What Russians/Putin were actually worried about was one of three things:

  • Western cultural and economic hegemony. NATO expansion doesn't really directly impact this, but NATO expansion serves as a barometer that the West is still triumphing over the former Soviet Union.

  • The West fomenting pro-democracy movements in Russia, similar to the Color Revolutions. Much of Russian society and Putin in particular have a deep antipathy for democracy, seeing it as not only a personal threat but as an invasive, enemy ideology and incorrectly blaming it for the turmoil of the Yeltsin years.

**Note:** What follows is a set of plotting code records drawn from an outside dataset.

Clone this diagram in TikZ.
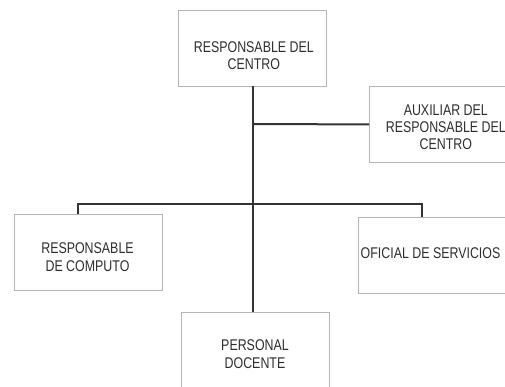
\documentclass[tikz,border=0pt]{standalone}
\usepackage{fontspec}
\setmainfont{Liberation Sans}[FakeStretch=0.80]
\definecolor{boxgray}{HTML}{B4B4B4}
\definecolor{linegray}{HTML}{333333}
\definecolor{txt}{HTML}{2E2E2E}
\begin{document}
\begin{tikzpicture}[x=1pt,y=-1pt,
  box/.style={draw=boxgray, line width=0.9pt, fill=white, minimum width=148pt, minimum height=76pt, anchor=north west, inner sep=0pt},
  lbl/.style={align=center, font=\fontsize{15.5}{17.3}\selectfont, text=txt, inner sep=0pt},
  conn/.style={draw=linegray, line width=2pt}]
\useasboundingbox (0,0) rectangle (505,387);
\clip (0,0) rectangle (505,387);
\fill[white] (0,0) rectangle (505,387);
% boxes
\node[box] (top) at (178,10) {};
\node[box, minimum width=170pt] (aux) at (369,86) {};
\node[box] (left) at (14,214) {};
\node[box, minimum width=170pt] (ofic) at (358,217) {};
\node[box] (bot) at (181,312) {};
% labels
\node[lbl] (topT) at (253.8,55.5) {RESPONSABLE DEL\\CENTRO};
\node[lbl] (auxT) at (445.8,127.4) {AUXILIAR DEL\\RESPONSABLE DEL\\CENTRO};
\node[lbl] (leftT) at (87.5,257.3) {RESPONSABLE\\DE COMPUTO};
\node[lbl] (oficT) at (430.5,253.3) {OFICIAL DE SERVICIOS};
\node[lbl] (botT) at (255,354.3) {PERSONAL\\DOCENTE};
% connectors
\coordinate (trunk) at (252.5,86);
\coordinate (auxj) at (252.5,124);
\coordinate (busl) at (78,204);
\coordinate (busr) at (422,204);
\draw[conn] (trunk) -- (trunk |- bot.north);
\draw[conn] (auxj) -- (aux.west);
\draw[conn] (busl |- left.north) -- (busl) -- (busr) -- (busr |- ofic.north);
\end{tikzpicture}
\end{document}
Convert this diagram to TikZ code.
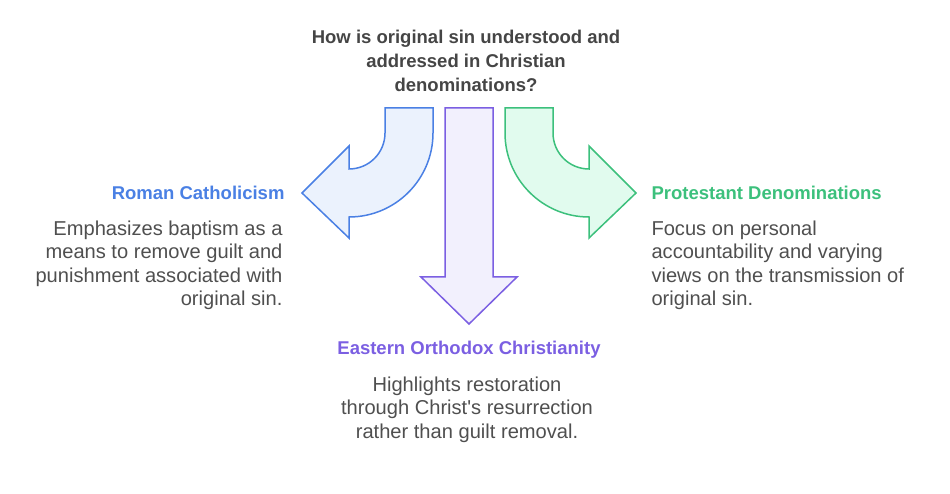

Again, this doesn't really have anything directly to do with NATO expansion, but the fact that NATO is expanding at all means the West is robust enough to possibly try something like a pro-democracy coup in the future.

  • Loss of their sphere of influence. Many Russians still see their country as a Great Power, and the fact that NATO even has the possibility of being extended to Ukraine is deeply insulting.

So yes, many Russians say "NATO is a threat". But no, no reasonable Russian thinks NATO is a threat in a conventional sense since Russia still has the largest nuclear stockpile in the world. Instead, saying "NATO is a threat" is used as a dogwhistle to stoke generalized anti-Western sentiment or to appeal to delusions of grandeur, i.e. that Russia should reassemble the borders of the Soviet Union.

The thesis of the article is not that Russians merely said that, but that they believed it (whether this belief was actually true is, for the purposes of the article, neither here nor there), and that McFaul is misrepresenting the context of Putin's statements to make him look disingenuous in this regard. What is taboo in the West is to point out that, when they did say these things, Russian elites were not merely pretending to be worried about NATO as a front for their dastardly neo-imperialist designs.

What is taboo in the West is to point out that, when they did say these things, Russian elites were not merely pretending to be worried about NATO as a front for their dastardly neo-imperialist designs.

I think it's taboo to point it out without caveating (as the article does) that this worry was "to a large extent irrational" (his words).

I think that many people also broadly object to using it to explain Russian behavior at all, or to suggesting that it wasn’t entirely irrational. But fair point.